Pegmatite is usually granitic in composition, made from large amounts of quartz and alkali feldspar with smaller amounts of plagioclase feldspar, mica, and amphibole. However, some pegmatites may have compositions similar to other igneous rock types. Some gemstones like emerald can only be found in pegmatite.
This description is somewhat vague, but that is out of necessity. Pegmatite can be made of a wide variety of minerals, depending on the magma and conditions under which it formed.
In general, pegmatite can be grouped into three main types. Geologists often refer to these types when describing a specific pegmatite in order to give a general sense of its mineralogy.
- Granitic Pegmatite – Mineralogy similar to granite, dominated by quartz, feldspar, and mica
- Nepheline Syenite Pegmatite – Mineralogy similar to nepheline syenite, dominated by alkali feldspar, nepheline, and pyroxene
- Gabbroic Pegmatite – Mineralogy similar to gabbro, made mostly of pyroxene and plagioclase feldspar.
There are more types of pegmatite than this, but they are comparatively rare. Of these three main types, granitic pegmatite is by far the most common.
Some geologists prefer to use a different, more specific means of describing a pegmatite’s mineralogy that identifies specific minerals in order of increasing relative abundance. For example, a generic granitic pegmatite might be referred to as ‘hornblende-feldspar-quartz pegmatite’ if it is primarily made up with quartz with lesser amounts of feldspar and hornblende.
Where Is Pegmatite Found?
By now you might be wondering where you can find some pegmatite for yourself. Or maybe you’ve already found a rock that you suspect might be pegmatite and you’re wondering if it occurs in your are. While not nearly as abundant as many other volcanic rocks, pegmatite is fairly common and can be found in locations all over the world.
In general, pegmatite is found on the margins of large igneous intrusions near large bodies of granite or gabbro. It most commonly forms in locations with a history of significant igneous intrusions and near dikes and sills. Pegmatite is also sometimes found in association with low-grade metamorphic rocks.
Because pegmatite forms beneath the surface of the earth, the vast majority of it isn’t visible or accessible to us. But, through the tremendous power of plate tectonics and erosion, large mountain ranges of plutonic rocks (including pegmatite) are fairly common throughout the world.
Pegmatite is usually composed of relatively hard minerals (quartz and feldspar) which make it incredibly durable. Once it is exposed to the surface it takes a long time for it to break down, especially since its crystals are so large.
You can look for pegmatite formations near you using this excellent interactive map from the USGS. I have a video about how to use this tool in my Practical Rock Identification System, plus even more information on how to identify pegmatite and other rocks.

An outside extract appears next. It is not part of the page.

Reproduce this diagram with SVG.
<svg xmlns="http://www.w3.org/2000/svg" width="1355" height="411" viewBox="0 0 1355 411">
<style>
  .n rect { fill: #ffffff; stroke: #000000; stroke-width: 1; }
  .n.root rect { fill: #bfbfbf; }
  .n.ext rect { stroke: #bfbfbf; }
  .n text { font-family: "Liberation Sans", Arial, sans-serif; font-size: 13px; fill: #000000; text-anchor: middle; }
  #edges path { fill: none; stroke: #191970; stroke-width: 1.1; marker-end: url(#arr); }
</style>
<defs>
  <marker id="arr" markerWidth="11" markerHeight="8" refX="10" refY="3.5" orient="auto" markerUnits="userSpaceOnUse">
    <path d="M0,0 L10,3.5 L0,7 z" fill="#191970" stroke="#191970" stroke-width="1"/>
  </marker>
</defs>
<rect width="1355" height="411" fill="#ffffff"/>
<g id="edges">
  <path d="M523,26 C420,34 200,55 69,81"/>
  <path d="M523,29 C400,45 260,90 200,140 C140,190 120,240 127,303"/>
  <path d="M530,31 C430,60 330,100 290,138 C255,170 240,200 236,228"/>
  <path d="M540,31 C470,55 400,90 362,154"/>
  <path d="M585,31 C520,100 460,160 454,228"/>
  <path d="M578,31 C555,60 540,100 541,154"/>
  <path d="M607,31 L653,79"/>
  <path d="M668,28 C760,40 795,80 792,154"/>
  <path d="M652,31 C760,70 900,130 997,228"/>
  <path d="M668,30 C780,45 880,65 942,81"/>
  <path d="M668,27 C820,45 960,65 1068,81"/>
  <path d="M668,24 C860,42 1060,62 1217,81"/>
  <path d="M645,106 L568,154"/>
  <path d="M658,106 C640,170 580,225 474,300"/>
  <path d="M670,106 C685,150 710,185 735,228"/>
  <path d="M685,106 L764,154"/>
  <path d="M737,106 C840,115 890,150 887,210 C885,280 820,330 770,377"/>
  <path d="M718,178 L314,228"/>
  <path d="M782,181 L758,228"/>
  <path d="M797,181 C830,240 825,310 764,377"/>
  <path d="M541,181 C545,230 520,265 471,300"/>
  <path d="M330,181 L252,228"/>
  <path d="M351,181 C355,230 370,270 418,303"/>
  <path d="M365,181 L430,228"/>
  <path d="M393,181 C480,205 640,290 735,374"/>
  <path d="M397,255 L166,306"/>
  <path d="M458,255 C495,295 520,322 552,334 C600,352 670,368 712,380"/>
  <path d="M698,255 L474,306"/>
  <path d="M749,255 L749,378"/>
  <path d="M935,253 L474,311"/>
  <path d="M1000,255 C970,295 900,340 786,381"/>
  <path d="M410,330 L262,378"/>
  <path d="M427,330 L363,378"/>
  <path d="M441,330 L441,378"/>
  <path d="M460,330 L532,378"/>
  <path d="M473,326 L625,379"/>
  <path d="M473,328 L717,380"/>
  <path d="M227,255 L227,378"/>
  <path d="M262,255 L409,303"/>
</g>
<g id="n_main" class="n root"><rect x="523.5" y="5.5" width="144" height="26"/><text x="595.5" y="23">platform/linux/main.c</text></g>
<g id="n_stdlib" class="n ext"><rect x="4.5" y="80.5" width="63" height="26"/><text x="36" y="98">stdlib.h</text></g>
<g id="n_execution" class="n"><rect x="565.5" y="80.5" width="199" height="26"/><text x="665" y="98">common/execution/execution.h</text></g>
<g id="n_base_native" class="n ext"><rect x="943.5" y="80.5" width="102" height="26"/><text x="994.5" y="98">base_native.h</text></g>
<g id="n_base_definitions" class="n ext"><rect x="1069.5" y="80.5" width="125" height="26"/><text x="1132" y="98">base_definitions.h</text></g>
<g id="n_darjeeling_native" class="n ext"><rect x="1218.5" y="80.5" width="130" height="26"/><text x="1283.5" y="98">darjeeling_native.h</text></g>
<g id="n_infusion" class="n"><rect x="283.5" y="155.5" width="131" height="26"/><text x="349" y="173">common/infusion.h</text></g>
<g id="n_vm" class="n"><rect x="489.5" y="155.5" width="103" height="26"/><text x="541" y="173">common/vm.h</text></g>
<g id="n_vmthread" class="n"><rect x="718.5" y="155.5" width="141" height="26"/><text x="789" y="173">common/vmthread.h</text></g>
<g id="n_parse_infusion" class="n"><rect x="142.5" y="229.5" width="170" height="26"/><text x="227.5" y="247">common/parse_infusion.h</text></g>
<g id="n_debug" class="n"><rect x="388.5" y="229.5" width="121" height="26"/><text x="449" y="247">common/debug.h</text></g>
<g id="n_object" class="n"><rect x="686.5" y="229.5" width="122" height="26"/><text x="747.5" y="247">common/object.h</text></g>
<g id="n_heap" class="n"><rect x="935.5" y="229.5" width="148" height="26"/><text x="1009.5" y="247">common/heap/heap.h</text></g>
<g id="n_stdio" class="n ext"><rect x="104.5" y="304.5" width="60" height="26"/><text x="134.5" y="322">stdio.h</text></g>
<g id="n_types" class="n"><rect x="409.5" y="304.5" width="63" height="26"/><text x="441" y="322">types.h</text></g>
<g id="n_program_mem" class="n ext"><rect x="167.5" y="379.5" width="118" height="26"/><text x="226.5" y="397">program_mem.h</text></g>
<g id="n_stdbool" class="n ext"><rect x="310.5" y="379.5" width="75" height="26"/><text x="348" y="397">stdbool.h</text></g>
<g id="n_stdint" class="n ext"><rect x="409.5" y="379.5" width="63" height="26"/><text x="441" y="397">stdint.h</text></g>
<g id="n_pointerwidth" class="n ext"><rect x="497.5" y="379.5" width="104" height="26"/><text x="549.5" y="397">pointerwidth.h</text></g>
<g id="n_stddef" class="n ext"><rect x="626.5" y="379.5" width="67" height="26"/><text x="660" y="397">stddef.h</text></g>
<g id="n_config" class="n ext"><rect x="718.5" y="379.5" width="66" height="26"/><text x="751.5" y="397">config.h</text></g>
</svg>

Usually, you’ll find pegmatite formations near other igneous rocks like granite, syenite, and gabbro. These rocks tend to form in large masses, with pegmatite occurring on their perimeter.
How Does Pegmatite Form?
We’ve learned all about what pegmatite looks like, what it is composed of, and generally where it’s found, but I have only briefly touched on how it’s actually formed. The creation of pegmatite is a fascinating process that always follows a few simple rules but can vary significantly in the details, which is the reason pegmatite can look so different from one sample to another.
Pegmatite forms in the last stages of magema crystallization, when water is pushed to the edges of the magma body. Pockets of water-saturated magma with much lower viscosity form, allowing for the free movement of molecules. The molecules can rapidly move and arrange themselves into very large crystals.
Relatively large crystals in phaneritic rocks like granite are usually associated with slow cooling. The crystals have time to arrange themselves into visible crystals, despite the high viscosity of the magma. However, this is not thought to be the case with pegmatites.
In pegmatites, the crystals grow to such great size because the magma from which they form is far less viscous than normal. Almost all magma contains some amount of water. As large magma bodies cool inside the earth, solid minerals begin to form and the water that was mixed in is slowly separated out from the melt and pushed towards the edges of the magma body (called a batholith when it is very large).
As the water becomes more concentrated, it is still heavily laden and mixed with molecules from the magma. But all of the water is much less viscous than the pure magma was, so those molecules are free to move around and attach to one another. They find crystals which have begun to form and then attach themselves, making the crystals even larger.
Sometimes there are some relatively rare molecules in this mixture that end up forming into gemstones and other minerals of economic value. Not all pegmatites show this tendency, but the ones that do are heavily targeted by mining operations.
The crystals continue to grow until they run into one another, at which point they continue to grow around or through each other and there is no space left.
The majority of pegmatites form in this way on the edges of batholiths (very large magma intrusions), but sometimes this same process takes place in smaller events like dikes and sills.
What Is Pegmatite Used For?
Chances are, you have probably seen pegmatite in your day-to-day life more often than you realize. Pegmatite has been in use for thousands of years because of its durability, strength, beauty, and its propensity to contain valuable minerals.
Pegmatite is often a target of commercial mining operations for the extraction of rare minerals and gemstones such as emerald, garnet, and aquamarine. It is sometimes slabbed and polished for use in construction and countertops.
What really sets pegmatite apart is its ability for its large crystals to accept a polish. Many of the highly polished ‘granite’ countertops you’re used to seeing are actually pegmatites, and they are made possible by the fact that quartz and feldspar are easily brought to a high shine.
The largest economic interest in pegmatites is definitely for its large gemstones and other rare minerals. Pegmatite mines often produce very nice crystal specimens that fetch a high price on the open market. However, most pegmatites do not contain anything much more exotic than quartz and feldspar crystals.